How to read NRC numbers on a datasheet
A good product datasheet gives NRC by thickness and mounting. If a datasheet only shows one NRC number with no mounting info, treat that number with caution.
- NRC 0.30–0.50 — light treatment, good for background surfaces
- NRC 0.55–0.75 — solid mid-frequency absorption, most offices and restaurants
- NRC 0.80+ — studio-grade absorption for recording and control rooms
What NRC doesn't tell you
NRC averages four mid-band frequencies. A panel with NRC 0.80 might be fantastic at 1000 Hz and useless below 250 Hz — which is exactly the frequency range you care about for a home theatre or bass-heavy podcast studio.

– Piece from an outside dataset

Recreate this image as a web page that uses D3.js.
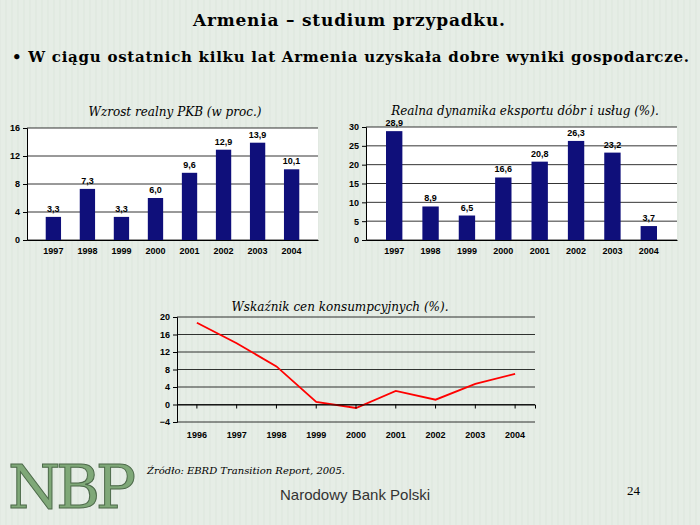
<!DOCTYPE html><html><head><meta charset="utf-8"><script src="https://cdn.jsdelivr.net/npm/d3@7"></script>
<style>body{margin:0}svg{display:block}</style></head><body><svg id="s" width="700" height="525"></svg>
<script>
const years8=["1997","1998","1999","2000","2001","2002","2003","2004"];
const gdp=[3.3,7.3,3.3,6.0,9.6,12.9,13.9,10.1];
const exportsG=[28.9,8.9,6.5,16.6,20.8,26.3,23.2,3.7];
const years9=["1996","1997","1998","1999","2000","2001","2002","2003","2004"];
const cpi=[18.7,14.0,8.7,0.6,-0.8,3.1,1.1,4.7,7.0];
const gdpTicks=[0,4,8,12,16], expTicks=[0,5,10,15,20,25,30], cpiTicks=[-4,0,4,8,12,16,20];

const svg=d3.select("#s");
svg.append("rect").attr("width",700).attr("height",525).attr("fill","#e6ede6");
for(let x=0;x<700;x+=6) svg.append("line").attr("x1",x).attr("x2",x).attr("y1",0).attr("y2",525).attr("stroke","#dde6dd").attr("stroke-width",1);
const serif="'DejaVu Serif',serif";
svg.append("text").attr("x",193).attr("y",26).attr("font-family",serif).attr("font-weight","bold").attr("font-size",17).attr("textLength",312).text("Armenia – studium przypadku.");
svg.append("text").attr("x",12).attr("y",62).attr("font-family",serif).attr("font-weight","bold").attr("font-size",15).attr("textLength",677).text("• W ciągu ostatnich kilku lat Armenia uzyskała dobre wyniki gospodarcze.");

function axisStyle(g){g.selectAll("text").attr("font-family","Arial,'Liberation Sans'").attr("font-weight","bold").attr("font-size",9).attr("fill","#000");g.selectAll("path,line").attr("stroke","#000");}

function barChart(x0,x1,y0,y1,cats,vals,ticks,title,tx){
  const x=d3.scaleBand().domain(cats).range([x0,x1]).padding(0.55);
  const y=d3.scaleLinear().domain([0,ticks[ticks.length-1]]).range([y1,y0]);
  svg.append("rect").attr("x",x0).attr("y",y0).attr("width",x1-x0).attr("height",y1-y0).attr("fill","#fff");
  ticks.forEach(t=>svg.append("line").attr("x1",x0).attr("x2",x1).attr("y1",y(t)).attr("y2",y(t)).attr("stroke","#000").attr("stroke-width",0.8));
  svg.selectAll(null).data(vals).enter().append("rect").attr("x",(d,i)=>x(cats[i])).attr("width",x.bandwidth()).attr("y",d=>y(d)).attr("height",d=>y1-y(d)).attr("fill","#0f0f7a");
  svg.selectAll(null).data(vals).enter().append("text").attr("x",(d,i)=>x(cats[i])+x.bandwidth()/2).attr("y",d=>y(d)-5).attr("text-anchor","middle").attr("font-family","Arial").attr("font-weight","bold").attr("font-size",9).text(d=>d.toFixed(1).replace(".",","));
  svg.append("g").attr("transform",`translate(${x0},0)`).call(d3.axisLeft(y).tickValues(ticks).tickSize(4)).call(axisStyle);
  svg.append("g").attr("transform",`translate(0,${y1})`).call(d3.axisBottom(x).tickSize(0).tickPadding(8)).call(axisStyle);
  svg.append("text").attr("x",tx).attr("y",y0-12).attr("text-anchor","middle").attr("font-family",serif).attr("font-style","italic").attr("font-size",12).text(title);
}
barChart(27,318,128,240,years8,gdp,gdpTicks,"Wzrost realny PKB (w proc.)",175);
barChart(366,677,127,240,years8,exportsG,expTicks,"Realna dynamika eksportu dóbr i usług (%).",525);

const x0=177,x1=535,y0=317,y1=422;
const xb=d3.scaleBand().domain(years9).range([x0,x1]);
const y=d3.scaleLinear().domain([-4,20]).range([y1,y0]);
cpiTicks.forEach(t=>svg.append("line").attr("x1",x0).attr("x2",x1).attr("y1",y(t)).attr("y2",y(t)).attr("stroke","#000").attr("stroke-width",0.8));
svg.append("path").datum(cpi).attr("fill","none").attr("stroke","#ff0000").attr("stroke-width",1.8)
 .attr("d",d3.line().x((d,i)=>xb(years9[i])+xb.bandwidth()/2).y(d=>y(d)));
svg.append("g").attr("transform",`translate(${x0},0)`).call(d3.axisLeft(y).tickValues(cpiTicks).tickSize(4)).call(axisStyle);
const xa=svg.append("g").attr("transform",`translate(0,${y(0)})`).call(d3.axisBottom(xb).tickSize(4).tickFormat(""));
xa.selectAll("path,line").attr("stroke","#000");
svg.append("g").attr("transform",`translate(0,${y1})`).call(d3.axisBottom(xb).tickSize(0).tickPadding(10)).call(axisStyle).select("path").remove();
svg.append("text").attr("x",340).attr("y",311).attr("text-anchor","middle").attr("font-family",serif).attr("font-style","italic").attr("font-size",12).text("Wskaźnik cen konsumpcyjnych (%).");

svg.append("text").attr("x",8).attr("y",508).attr("font-family",serif).attr("font-size",60).attr("fill","#7fa878").attr("stroke","#4d6a4a").attr("stroke-width",1).attr("textLength",128).text("NBP");
svg.append("text").attr("x",147).attr("y",474).attr("font-family",serif).attr("font-style","italic").attr("font-size",10).text("Źródło: EBRD Transition Report, 2005.");
svg.append("text").attr("x",280).attr("y",500).attr("font-family","Arial,'Liberation Sans'").attr("font-size",15).attr("fill","#333").text("Narodowy Bank Polski");
svg.append("text").attr("x",627).attr("y",495).attr("font-family","'Liberation Serif',serif").attr("font-size",13).text("24");
</script></body></html>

For bass control, look at Sabin absorption at 125 Hz, not NRC. For speech-heavy spaces (offices, classrooms), NRC is a good enough proxy.
Comparing two acoustic quotes by NRC — the right way
Always compare NRC at the same thickness and mounting. A 25 mm panel with NRC 0.85 sounds impressive until you notice the competitor's 50 mm panel gets 0.90 with less coverage needed.
Ask your supplier for the third-party test certificate. Reputable manufacturers — Acoustimart included — will send it.